Aim ▸ Begin with the first line of the material and copy each line word for word through the line that contains "const serif = 'Liberation"; the pictures are left out.

start

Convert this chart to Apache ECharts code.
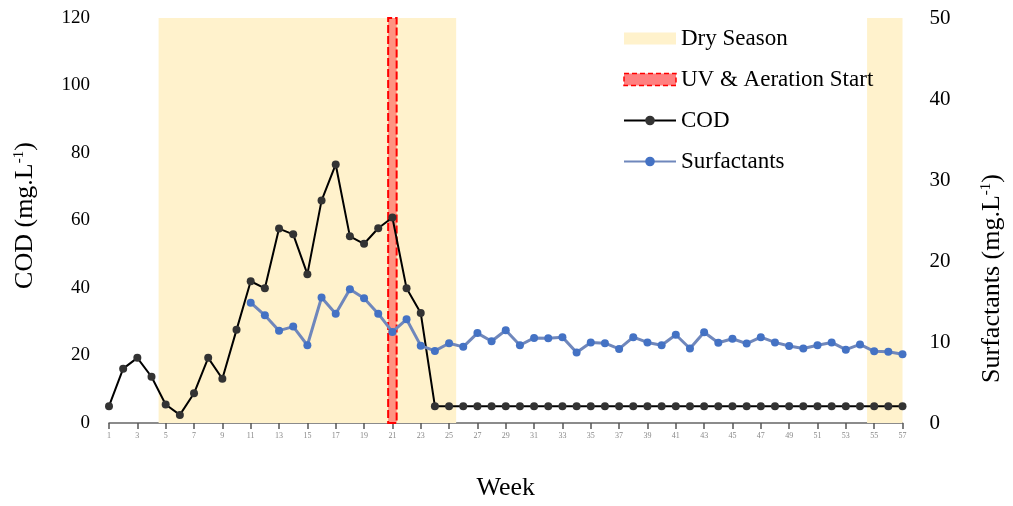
<!DOCTYPE html>
<html>
<head>
<meta charset="utf-8">
<script src="https://cdn.jsdelivr.net/npm/echarts@6/dist/echarts.min.js"></script>
<style>
  html, body { margin: 0; padding: 0; background: #fff; overflow: hidden; width: 100%; height: 100%; }
  #chart { position: absolute; left: 0; top: 0; width: 1013px; height: 506px; }
</style>
</head>
<body>
<div id="chart"></div>
<script>
// ---- data ----
const weeks = ['1','2','3','4','5','6','7','8','9','10','11','12','13','14','15','16','17','18','19','20',
  '21','22','23','24','25','26','27','28','29','30','31','32','33','34','35','36','37','38','39','40',
  '41','42','43','44','45','46','47','48','49','50','51','52','53','54','55','56','57'];
const cod = [
  5, 16.1, 19.3, 13.7, 5.5, 2.4, 8.8, 19.3, 13.1, 27.6,
  42.0, 39.9, 57.6, 55.9, 44.1, 65.9, 76.6, 55.3, 53.1, 57.7,
  60.9, 39.9, 32.6, 5, 5, 5, 5, 5, 5, 5,
  5, 5, 5, 5, 5, 5, 5, 5, 5, 5,
  5, 5, 5, 5, 5, 5, 5, 5, 5, 5,
  5, 5, 5, 5, 5, 5, 5];
const surfactants = [
  null, null, null, null, null, null, null, null, null, null,
  14.85, 13.3, 11.4, 11.9, 9.6, 15.5, 13.5, 16.5, 15.4, 13.5,
  11.25, 12.8, 9.55, 8.9, 9.85, 9.4, 11.1, 10.1, 11.45, 9.6,
  10.5, 10.45, 10.6, 8.7, 9.95, 9.85, 9.15, 10.6, 9.95, 9.6,
  10.9, 9.2, 11.2, 9.9, 10.4, 9.8, 10.6, 9.95, 9.5, 9.2,
  9.6, 9.95, 9.05, 9.7, 8.85, 8.8, 8.5];
// dry-season periods and treatment start, in week-index units (0 = first week)
const drySeasons = [[3.5, 24.5], [53.5, 56]];
const uvStart = [19.7, 20.3];

const serif = 'Liberation Serif, Times New Roman, serif';

const chart = echarts.init(document.getElementById('chart'), null, { renderer: 'canvas', width: 1013, height: 506 });
chart.setOption({
  animation: false,
  backgroundColor: '#fff',
  textStyle: { fontFamily: serif },
  grid: { left: 109, right: 107, top: 18, bottom: 76, containLabel: false },
  legend: {
    orient: 'vertical',
    left: 623,
    top: 27,
    padding: 0,
    itemWidth: 52,
    itemHeight: 12,
    itemGap: 18,
    textStyle: { fontFamily: serif, fontSize: 23, color: '#000', lineHeight: 23 },
    data: [
      { name: 'Dry Season', icon: 'rect', itemStyle: { color: '#FFF2CC', borderWidth: 0 } },
      { name: 'UV & Aeration Start', icon: 'rect',
        itemStyle: { color: '#FF8080', borderColor: '#FF0000', borderWidth: 1.5, borderType: [5, 3] } },
      { name: 'COD' },
      { name: 'Surfactants' }
    ]
  },
  xAxis: [
    {
      type: 'category',
      data: weeks,
      boundaryGap: false,
      name: 'Week',
      nameLocation: 'middle',
      nameGap: 52,
      nameTextStyle: { fontFamily: serif, fontSize: 26, color: '#000' },
      axisLine: { lineStyle: { color: '#666', width: 1.5 } },
      axisTick: { interval: 1, length: 6, lineStyle: { color: '#555', width: 1.5 } },
      axisLabel: { interval: 1, fontSize: 8, color: '#888', margin: 9 },
      splitLine: { show: false }
    },
    { type: 'value', min: 0, max: 56, show: false }
  ],
  yAxis: [
    {
      type: 'value', min: 0, max: 120, interval: 20,
      name: '{a|COD (mg.L}{s|-1}{a|)}',
      nameLocation: 'middle', nameRotate: 90, nameGap: 70,
      nameTextStyle: {
        padding: [0, 0, 0, 10],
        rich: {
          a: { fontFamily: serif, fontSize: 26, color: '#000' },
          s: { fontFamily: serif, fontSize: 15, color: '#000', verticalAlign: 'top', padding: [0, 0, 12, 0] }
        }
      },
      axisLine: { show: false }, axisTick: { show: false }, splitLine: { show: false },
      axisLabel: { fontFamily: serif, fontSize: 19, color: '#000', margin: 19 }
    },
    {
      type: 'value', min: 0, max: 50, interval: 10,
      name: '{a|Surfactants (mg.L}{s|-1}{a|)}',
      nameLocation: 'middle', nameRotate: 90, nameGap: 76,
      nameTextStyle: {
        padding: [0, 116, 0, 0],
        rich: {
          a: { fontFamily: serif, fontSize: 26, color: '#000' },
          s: { fontFamily: serif, fontSize: 15, color: '#000', verticalAlign: 'top', padding: [0, 0, 12, 0] }
        }
      },
      axisLine: { show: false }, axisTick: { show: false }, splitLine: { show: false },
      axisLabel: { fontFamily: serif, fontSize: 21, color: '#000', margin: 27 }
    }
  ],
  series: [
    {
      name: 'Dry Season', type: 'line', xAxisIndex: 1, yAxisIndex: 0, data: [],
      itemStyle: { color: '#FFF2CC' },
      markArea: {
        silent: true,
        itemStyle: { color: '#FFF2CC' },
        data: drySeasons.map(d => [{ xAxis: d[0] }, { xAxis: d[1] }])
      }
    },
    {
      name: 'UV & Aeration Start', type: 'line', xAxisIndex: 1, yAxisIndex: 0, data: [],
      itemStyle: { color: '#FF8080' },
      z: 3,
      markArea: {
        silent: true,
        itemStyle: { color: 'rgba(255,70,70,0.55)', borderColor: '#FF0000', borderWidth: 2, borderType: [8, 3] },
        data: [[{ xAxis: uvStart[0] }, { xAxis: uvStart[1] }]]
      }
    },
    {
      name: 'COD', type: 'line', xAxisIndex: 0, yAxisIndex: 0, data: cod,
      symbol: 'circle', symbolSize: 8, z: 5,
      lineStyle: { color: '#000', width: 2 },
      itemStyle: { color: '#333' }
    },
    {
      name: 'Surfactants', type: 'line', xAxisIndex: 0, yAxisIndex: 1, data: surfactants,
      symbol: 'circle', symbolSize: 8, z: 6,
      lineStyle: { color: '#6F87BC', width: 3 },
      itemStyle: { color: '#4472C4' }
    }
  ]
});
</script>
</body>
</html>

end

Answer to the problem ▸
Convert this chart to Apache ECharts code.
<!DOCTYPE html>
<html>
<head>
<meta charset="utf-8">
<script src="https://cdn.jsdelivr.net/npm/echarts@6/dist/echarts.min.js"></script>
<style>
  html, body { margin: 0; padding: 0; background: #fff; overflow: hidden; width: 100%; height: 100%; }
  #chart { position: absolute; left: 0; top: 0; width: 1013px; height: 506px; }
</style>
</head>
<body>
<div id="chart"></div>
<script>
// ---- data ----
const weeks = ['1','2','3','4','5','6','7','8','9','10','11','12','13','14','15','16','17','18','19','20',
  '21','22','23','24','25','26','27','28','29','30','31','32','33','34','35','36','37','38','39','40',
  '41','42','43','44','45','46','47','48','49','50','51','52','53','54','55','56','57'];
const cod = [
  5, 16.1, 19.3, 13.7, 5.5, 2.4, 8.8, 19.3, 13.1, 27.6,
  42.0, 39.9, 57.6, 55.9, 44.1, 65.9, 76.6, 55.3, 53.1, 57.7,
  60.9, 39.9, 32.6, 5, 5, 5, 5, 5, 5, 5,
  5, 5, 5, 5, 5, 5, 5, 5, 5, 5,
  5, 5, 5, 5, 5, 5, 5, 5, 5, 5,
  5, 5, 5, 5, 5, 5, 5];
const surfactants = [
  null, null, null, null, null, null, null, null, null, null,
  14.85, 13.3, 11.4, 11.9, 9.6, 15.5, 13.5, 16.5, 15.4, 13.5,
  11.25, 12.8, 9.55, 8.9, 9.85, 9.4, 11.1, 10.1, 11.45, 9.6,
  10.5, 10.45, 10.6, 8.7, 9.95, 9.85, 9.15, 10.6, 9.95, 9.6,
  10.9, 9.2, 11.2, 9.9, 10.4, 9.8, 10.6, 9.95, 9.5, 9.2,
  9.6, 9.95, 9.05, 9.7, 8.85, 8.8, 8.5];
// dry-season periods and treatment start, in week-index units (0 = first week)
const drySeasons = [[3.5, 24.5], [53.5, 56]];
const uvStart = [19.7, 20.3];

const serif = 'Liberation Serif, Times New Roman, serif';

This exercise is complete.